Diário do Alentejo

Jordânia
Opinião

Jordânia

Vanessa Schnitzer

13 de outubro 2023 - 11:00

É um mundo misterioso. Elevado e paralelo. Acima e ao lado. Fechado. Ou melhor, exclusivo. Um mundo feito de cumplicidades e significados subentendidos. Uma linguagem universal, mas só para quem a conhece. Há tanto para dizer sobre o país dos Evangelho, que tanto intriga a humanidade sensível. Impressionou-me bastante, a sensação de pisar o solo mitológico, por onde terá desfilado um repertório tão rico: Cleópatra, o Éden, Sodoma e Gomorra, Osíris e Íris, a Babilónia, os profetas Maomé, Abraão e Jesus Cristo.

Há tanto para dizer, apesar de uma semana nunca ser suficiente para colher impressões definitivas e universais acerca de uma realidade tão complexa, feita de contrastes e paradoxos, uma pluralidade de nuances que jamais poderá ser absorvida em poucos dias. E do muito pouco que absorvi, terei de fazer o difícil exercício de “apurar” o mais importante, e deixar o restante para a próxima crónica, em caso de interesse dos leitores.

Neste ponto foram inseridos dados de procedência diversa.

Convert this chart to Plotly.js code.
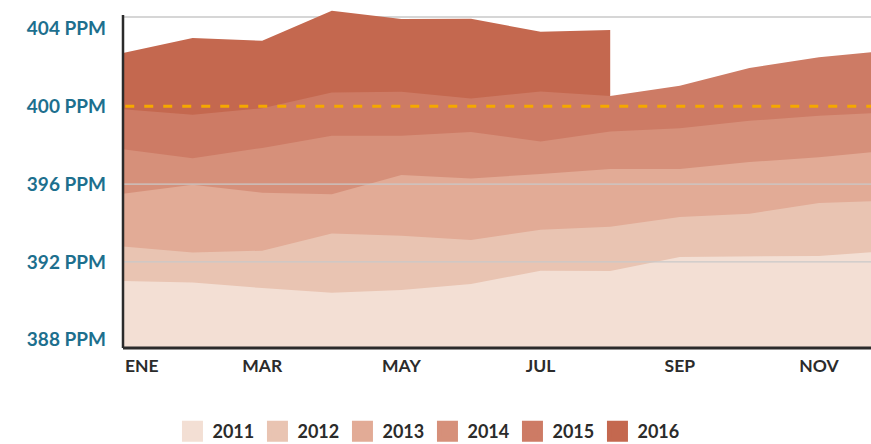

A beleza milenar das construções edificadas em tempos remotos contrasta com a sujidade das ruas e dos povos andrajosos que surgem banhados pela poeira, vivendo em casebres escuros e desconjuntados, sem condições de higiene e salubridade, trabalhando nos campos como animais em terras que não lhes pertencem. A intensa movimentação das ruas, alimentada pelo comércio dos bazares, que ostentam os panos, vestidos, espadas, sedas, babuchas, bordados; atraindo os mais afetos das “mercancias”. No entanto, o que mais abalou o meu espirito foi o facto de assistir nesta região do crescente fértil, onde foram descobertas as primeiras sementes de uva, datadas de 8000 a.C., em função das escavações feitas em Catal Huyuk (cidade antiga situada entre a Turquia e Jordânia) que não seja permitido o consumo de vinho. Pelo contrário, deveria ser consagrado como o verdadeiro símbolo da nação e um ato cultural por excelência.

Nomeio os pontos altos desta magnífica expedição. A imaginação do formidável contexto da cidade bíblica na cidadela de Amã, e a satisfação das curiosidades clássicas com a visita ao castelo medieval de Aljoun e a uma das cidades da Decapolis Romana, Jerash, fundada por Alexandre o Grande. Nesta última nem foi preciso entrar, para os olhos recaírem deslumbrados diante do arco triunfal de Adriano. Ao percorrer as ruínas da magna cidade greco-romana, o olhar vai ao encontro de um bastião com aspeto heróico que parece surgir a intervalos regulares, que se sucede até ao instante em que irrompe dos céus o Templo de Artémis, em homenagem à Deusa da Caça. A experiência finda com o mágico entardecer, banhado pelo luar luminoso que emana do horizonte celeste, onde os sonhos não resistem em acampar. Finalmente, destaco a experiência, para mim eleita: a aventura no deserto Wadi-Rum. Seria necessário que esta dura caneta com que escrevo fosse manuseada pela mão delicada dum poeta persa, para fazer sentir, de um modo real, todas as sensações vividas. A começar pelo passeio de jipe, que atravessava a paisagem quente, cruzámos fileiras de camelos com os beduínos em cima que pareciam ondular numa espécie de dança monocórdica. E como pano de fundo, os colossos de pedra que cercavam as colinas de areia. Uma beleza arrepiante e visceral. E depois, aquele silêncio, uma espécie de serenidade tropical, abafada por uma luz mágica. Era preciso prolongar esta vivência, antes de regressar ao acampamento que se antevia algo ruidoso.

Na impossibilidade de relatar as restantes experiências, despeço-me com aquela que terá sido a dúvida existencial de Miguel Unamuno: “A verdadeira paisagem é aquela que temos diante dos olhos, ou aquela que é transfigurada no regresso à Pátria?”.